2日目、グラウンドは選手たちの大きな声で活気にあふれた。最後に449スイングのノックを全員に打ち終えると「今の感じ、すごくいいよ。そのエネルギー。その感じで毎日、練習に取り組んでください」と声を掛けた。

帰り際、全員で富士山をバックに記念撮影に臨んだ。生徒からメッセージ入りの色紙を手渡され「シアトルの宝物箱の中に入れます。一生、大事にします」。野球への取り組み方が人生の歩みにもつながる。イチロー氏は「勉強も大変だと思うけど、壁に立ち向かっていけるように、今日のこの感覚を忘れないで」と心にも訴えた。【保坂淑子】

<イチロー氏のアドバイス>

-チャンスで打てる秘訣(ひけつ)は

「魔法みたいなことはない。自分が結果を出して自信をつかむ。自分のリズムを作って、打席に入れるかが大事」

-盗塁のときに何を意識していたか

「リードを大きくとれるからと言って、大きくはとらない。それがコツ。盗塁する時は、戻る(帰塁する)気持ちはなくしておきたい。けん制されても戻れるという距離を測っていたら、100パーセント(不安のない気持ち)で走れる」

-内角球を逆方向に打ち返す方法は

「体を回すと難しい。上半身は勝手に回る。こうなる(体が開く)と力が伝わらない。下(半身)でコントロールすると、上半身も使える。上半身は振らない」

-選球眼が良くなるには

「選球眼、という言葉が僕は嫌いで、目じゃない。体でヒットを打てるか判断してほしい。選球“体”」

○…富士の主将、中沢樹内野手(2年)は2日間を終え、「チームとしての課題があまり元気がない、というところだった。今日みたいな(良い)雰囲気で出来た経験がほとんどなかったので、そこはイチローさんに変えてもらった」と感謝した。投球の指導を受け、ツーシームの握りも教えてもらった水越壱成投手(2年)は「こういうふうにするともっと良くなると教えてもらって、すごいうれしかった」と喜んでいた。

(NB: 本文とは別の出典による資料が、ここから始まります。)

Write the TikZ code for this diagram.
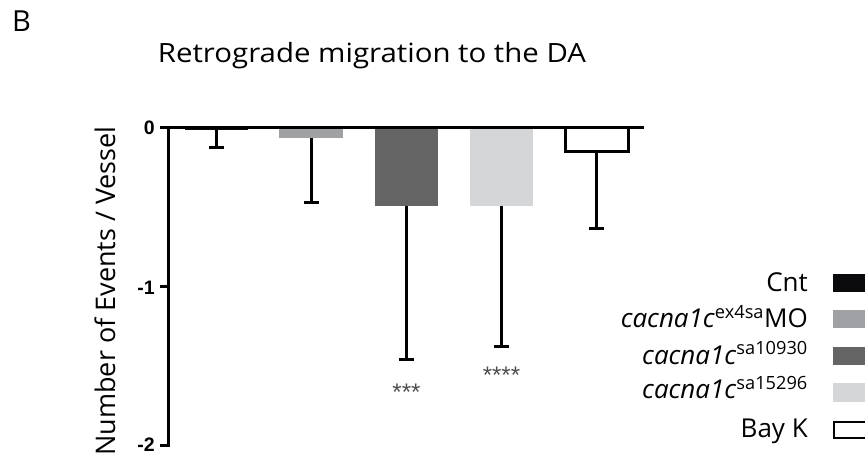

▽富士・稲木恵介監督(43)「僕が一番興奮していたかもしれませんね。自分ってここまで出せるんだ、こんな自分があったんだ、と感じられた2日間だったと思う。僕も選手たちの新たな一面が見られた」

◆富士 1923年(大12)に富士中として創立した県立校で、今年創立100周年。野球部創部は1933年(昭8)。部員数は19人。79年夏の甲子園、87年のセンバツに出場。14年のセンバツでは21世紀枠の静岡県推薦校に選ばれたが出場はならなかった。今夏の県大会は3回戦敗退。主なOBは巨人、広島などで通算118勝を挙げた渡辺秀武、戦場カメラマンの渡部陽一ら。所在地は静岡県富士市松本17。杉山禎校長。

<過去のイチロー氏の高校野球指導>

◆智弁和歌山(20年12月2~4日)

初日は「観察」、最終日にはフリー打撃も披露した。21年夏の甲子園前には「ちゃんと見てるよ」とメッセージを届け、同年21年ぶりの頂点に。

◆国学院久我山(21年11月29、30日)

フリー打撃で72スイングし11本の柵越え。リードの取り方など走塁技術も惜しみなく指導。チームは22年センバツで初の4強進出と快進撃。

◆千葉明徳(21年12月2、3日)

初めて甲子園出場経験のない高校を訪問。ナインだけでなく指導者にも助言。今夏は甲子園出場した市船橋に4回戦で敗退。

◆高松商(21年12月11、12日)

巨人ドラフト1位の浅野翔吾らに、狙いを説明しながらフリー打撃を行い、技術を伝えた。ティー打撃で使用したバットをプレゼント。同校は今夏の甲子園で8強入り。

◆新宿(22年11月26、27日)

部員17人の文武両道の都立高校を自らの意思でサプライズ訪問。新宿のネオンが輝く環境に「都会だー」と声を上げるシーンも。